Records from a data collection:
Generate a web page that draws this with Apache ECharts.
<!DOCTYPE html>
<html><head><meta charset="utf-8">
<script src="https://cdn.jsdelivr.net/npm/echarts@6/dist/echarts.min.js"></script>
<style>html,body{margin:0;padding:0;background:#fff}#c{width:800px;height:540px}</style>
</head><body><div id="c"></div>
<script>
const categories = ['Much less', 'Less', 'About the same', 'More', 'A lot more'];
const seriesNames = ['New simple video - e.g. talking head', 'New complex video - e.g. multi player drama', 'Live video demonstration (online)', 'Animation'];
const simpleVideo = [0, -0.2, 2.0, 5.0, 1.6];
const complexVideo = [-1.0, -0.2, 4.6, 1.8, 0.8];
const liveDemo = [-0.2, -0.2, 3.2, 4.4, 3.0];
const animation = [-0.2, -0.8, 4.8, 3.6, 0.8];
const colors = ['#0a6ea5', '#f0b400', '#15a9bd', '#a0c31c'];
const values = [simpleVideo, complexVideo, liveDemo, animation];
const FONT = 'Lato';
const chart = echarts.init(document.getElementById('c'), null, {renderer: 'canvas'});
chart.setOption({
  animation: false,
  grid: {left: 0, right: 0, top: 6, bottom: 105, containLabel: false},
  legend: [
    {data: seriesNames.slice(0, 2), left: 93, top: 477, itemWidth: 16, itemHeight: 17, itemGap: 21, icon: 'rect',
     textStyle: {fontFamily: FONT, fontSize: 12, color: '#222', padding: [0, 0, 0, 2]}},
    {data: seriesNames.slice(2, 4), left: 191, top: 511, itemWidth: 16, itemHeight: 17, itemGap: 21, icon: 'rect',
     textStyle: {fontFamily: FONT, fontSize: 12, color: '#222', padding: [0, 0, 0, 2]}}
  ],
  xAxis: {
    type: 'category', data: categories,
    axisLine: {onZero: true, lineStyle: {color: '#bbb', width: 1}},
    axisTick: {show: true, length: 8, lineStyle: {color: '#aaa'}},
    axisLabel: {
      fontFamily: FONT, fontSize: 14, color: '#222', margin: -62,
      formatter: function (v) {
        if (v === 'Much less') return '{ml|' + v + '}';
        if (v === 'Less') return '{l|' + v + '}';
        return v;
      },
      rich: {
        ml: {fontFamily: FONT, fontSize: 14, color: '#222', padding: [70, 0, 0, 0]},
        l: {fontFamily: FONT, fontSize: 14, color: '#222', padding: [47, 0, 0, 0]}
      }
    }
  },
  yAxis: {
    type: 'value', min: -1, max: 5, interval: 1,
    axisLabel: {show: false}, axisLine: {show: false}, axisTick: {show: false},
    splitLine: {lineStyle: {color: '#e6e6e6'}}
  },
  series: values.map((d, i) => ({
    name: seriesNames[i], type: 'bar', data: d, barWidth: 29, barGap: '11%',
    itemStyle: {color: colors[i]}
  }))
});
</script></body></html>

==

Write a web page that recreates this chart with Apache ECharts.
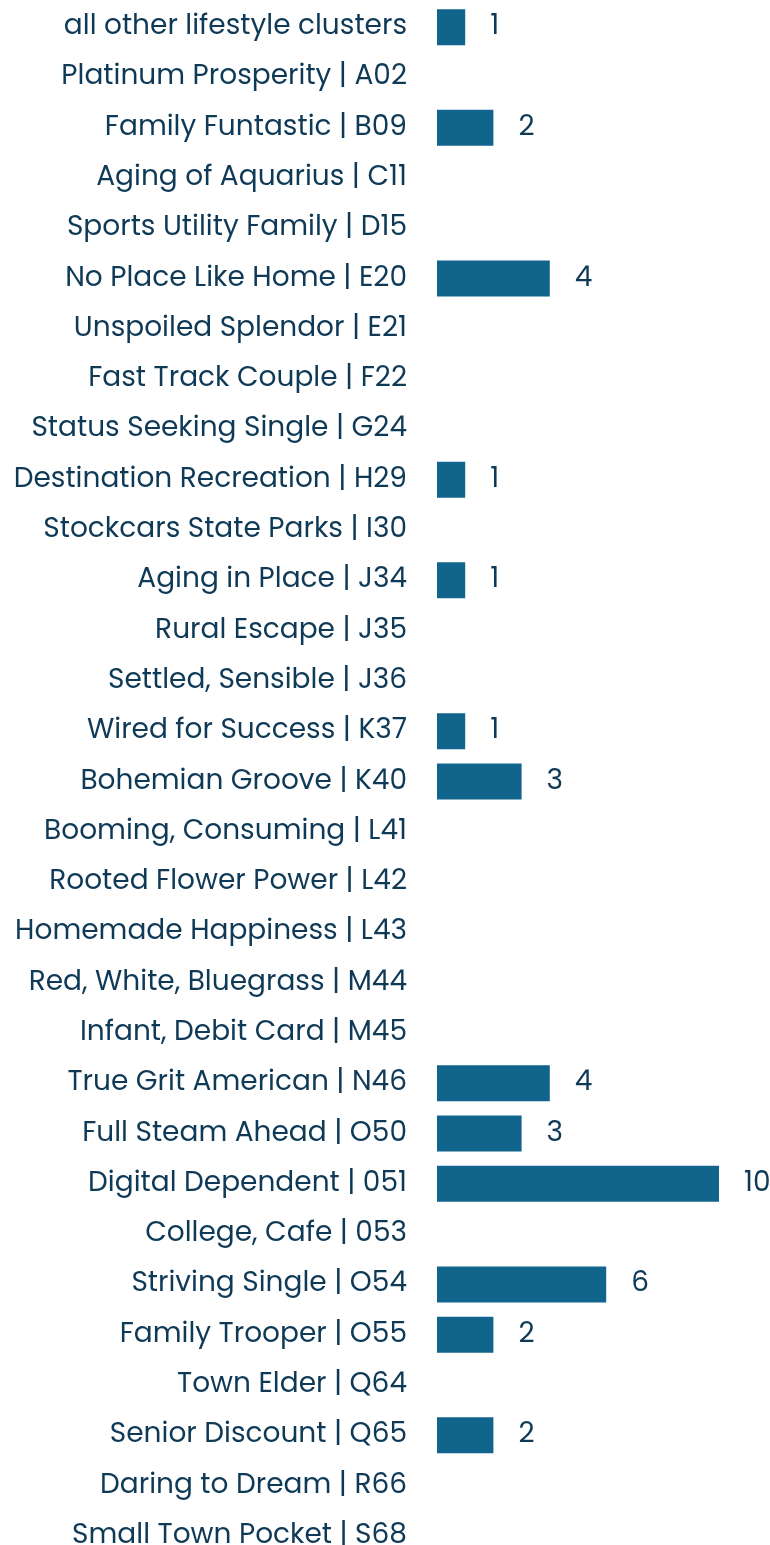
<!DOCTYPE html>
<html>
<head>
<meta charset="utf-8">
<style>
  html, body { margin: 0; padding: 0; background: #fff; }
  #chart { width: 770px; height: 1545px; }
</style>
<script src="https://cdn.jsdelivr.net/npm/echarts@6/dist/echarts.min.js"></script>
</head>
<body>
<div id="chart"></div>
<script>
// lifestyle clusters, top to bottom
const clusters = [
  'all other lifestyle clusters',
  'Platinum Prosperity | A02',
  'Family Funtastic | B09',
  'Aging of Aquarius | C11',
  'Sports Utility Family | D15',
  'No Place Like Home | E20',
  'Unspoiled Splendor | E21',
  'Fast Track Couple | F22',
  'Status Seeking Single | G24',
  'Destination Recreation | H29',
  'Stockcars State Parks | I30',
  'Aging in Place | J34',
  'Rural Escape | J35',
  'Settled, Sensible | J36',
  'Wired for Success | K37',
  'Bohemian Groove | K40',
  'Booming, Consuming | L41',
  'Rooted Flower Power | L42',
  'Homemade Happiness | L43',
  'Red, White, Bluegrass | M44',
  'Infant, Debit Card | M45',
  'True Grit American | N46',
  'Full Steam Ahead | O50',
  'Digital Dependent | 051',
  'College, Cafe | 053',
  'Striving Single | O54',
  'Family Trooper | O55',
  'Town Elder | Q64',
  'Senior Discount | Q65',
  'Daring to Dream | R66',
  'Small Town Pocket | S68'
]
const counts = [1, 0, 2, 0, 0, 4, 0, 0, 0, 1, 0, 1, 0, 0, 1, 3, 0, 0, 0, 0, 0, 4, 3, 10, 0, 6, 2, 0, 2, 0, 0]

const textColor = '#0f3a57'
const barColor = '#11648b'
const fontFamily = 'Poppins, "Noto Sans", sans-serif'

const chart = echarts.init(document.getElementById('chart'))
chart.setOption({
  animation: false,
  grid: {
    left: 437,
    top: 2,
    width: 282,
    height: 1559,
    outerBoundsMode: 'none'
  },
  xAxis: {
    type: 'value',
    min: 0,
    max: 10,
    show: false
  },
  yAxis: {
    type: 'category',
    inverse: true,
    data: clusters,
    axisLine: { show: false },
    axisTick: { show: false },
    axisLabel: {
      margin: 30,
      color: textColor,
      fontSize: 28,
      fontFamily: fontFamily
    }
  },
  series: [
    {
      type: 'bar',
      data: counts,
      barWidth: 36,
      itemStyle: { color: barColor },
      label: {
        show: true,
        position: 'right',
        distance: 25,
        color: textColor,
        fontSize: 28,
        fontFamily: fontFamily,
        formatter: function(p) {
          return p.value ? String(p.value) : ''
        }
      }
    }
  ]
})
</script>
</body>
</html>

---

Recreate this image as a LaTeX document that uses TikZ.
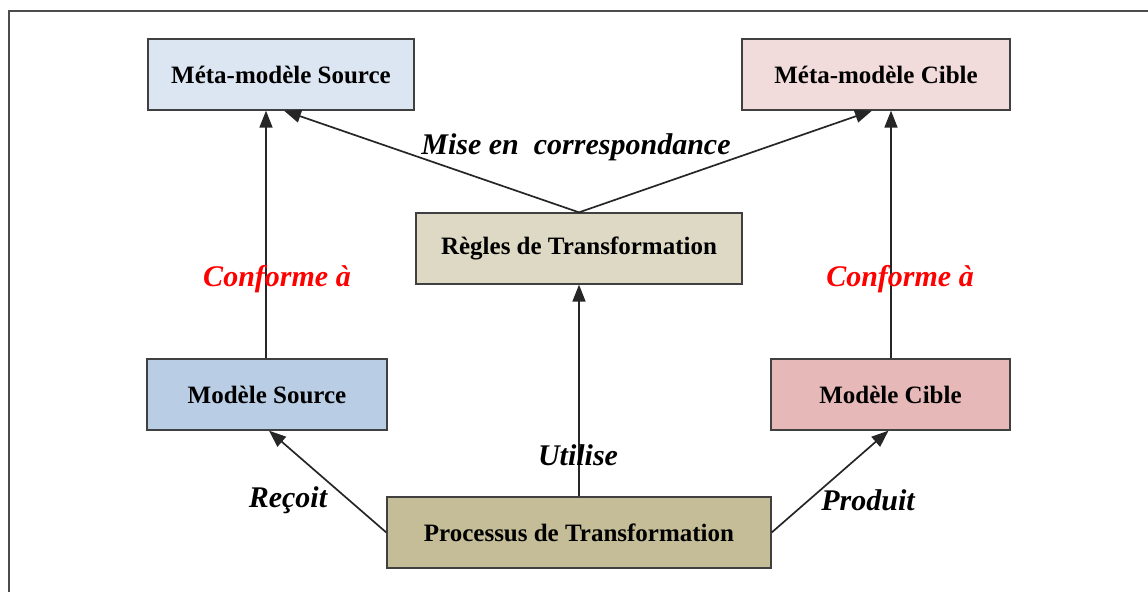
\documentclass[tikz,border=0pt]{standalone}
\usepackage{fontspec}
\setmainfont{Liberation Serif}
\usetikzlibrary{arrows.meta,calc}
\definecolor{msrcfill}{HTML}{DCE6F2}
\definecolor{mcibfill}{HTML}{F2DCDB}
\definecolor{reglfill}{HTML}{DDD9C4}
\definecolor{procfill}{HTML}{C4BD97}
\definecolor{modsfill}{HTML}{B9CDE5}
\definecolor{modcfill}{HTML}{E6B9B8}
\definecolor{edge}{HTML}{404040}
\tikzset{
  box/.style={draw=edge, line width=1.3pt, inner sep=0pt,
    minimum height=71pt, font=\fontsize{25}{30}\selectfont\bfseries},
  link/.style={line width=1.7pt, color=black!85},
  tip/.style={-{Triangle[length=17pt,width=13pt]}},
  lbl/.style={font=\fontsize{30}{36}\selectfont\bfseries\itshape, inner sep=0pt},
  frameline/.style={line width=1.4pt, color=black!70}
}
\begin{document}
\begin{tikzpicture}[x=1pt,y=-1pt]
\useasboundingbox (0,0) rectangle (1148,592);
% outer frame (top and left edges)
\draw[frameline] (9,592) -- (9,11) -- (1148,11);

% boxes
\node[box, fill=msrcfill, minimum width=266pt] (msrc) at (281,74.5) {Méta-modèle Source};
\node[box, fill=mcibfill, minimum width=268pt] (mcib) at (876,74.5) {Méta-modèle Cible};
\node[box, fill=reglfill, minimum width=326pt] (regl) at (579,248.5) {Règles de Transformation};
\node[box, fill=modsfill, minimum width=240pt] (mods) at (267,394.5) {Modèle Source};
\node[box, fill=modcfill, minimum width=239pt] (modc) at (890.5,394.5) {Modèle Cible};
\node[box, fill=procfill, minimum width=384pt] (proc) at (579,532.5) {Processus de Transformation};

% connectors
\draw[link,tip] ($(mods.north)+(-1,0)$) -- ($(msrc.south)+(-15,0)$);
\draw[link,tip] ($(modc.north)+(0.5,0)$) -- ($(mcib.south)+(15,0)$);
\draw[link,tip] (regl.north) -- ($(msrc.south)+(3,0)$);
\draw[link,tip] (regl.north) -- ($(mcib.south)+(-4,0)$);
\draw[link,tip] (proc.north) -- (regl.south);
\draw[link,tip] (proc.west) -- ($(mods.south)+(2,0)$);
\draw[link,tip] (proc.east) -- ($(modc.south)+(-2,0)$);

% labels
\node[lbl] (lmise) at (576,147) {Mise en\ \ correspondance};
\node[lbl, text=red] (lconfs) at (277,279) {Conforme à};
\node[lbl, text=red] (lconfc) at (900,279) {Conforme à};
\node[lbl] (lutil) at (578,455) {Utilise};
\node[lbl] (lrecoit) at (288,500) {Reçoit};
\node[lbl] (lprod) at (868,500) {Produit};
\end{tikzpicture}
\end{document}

◆ What the task requires:
Which lines above contain the word "page"? Copy each of them.

◆ The completed task:
Generate a web page that draws this with Apache ECharts.
Write a web page that recreates this chart with Apache ECharts.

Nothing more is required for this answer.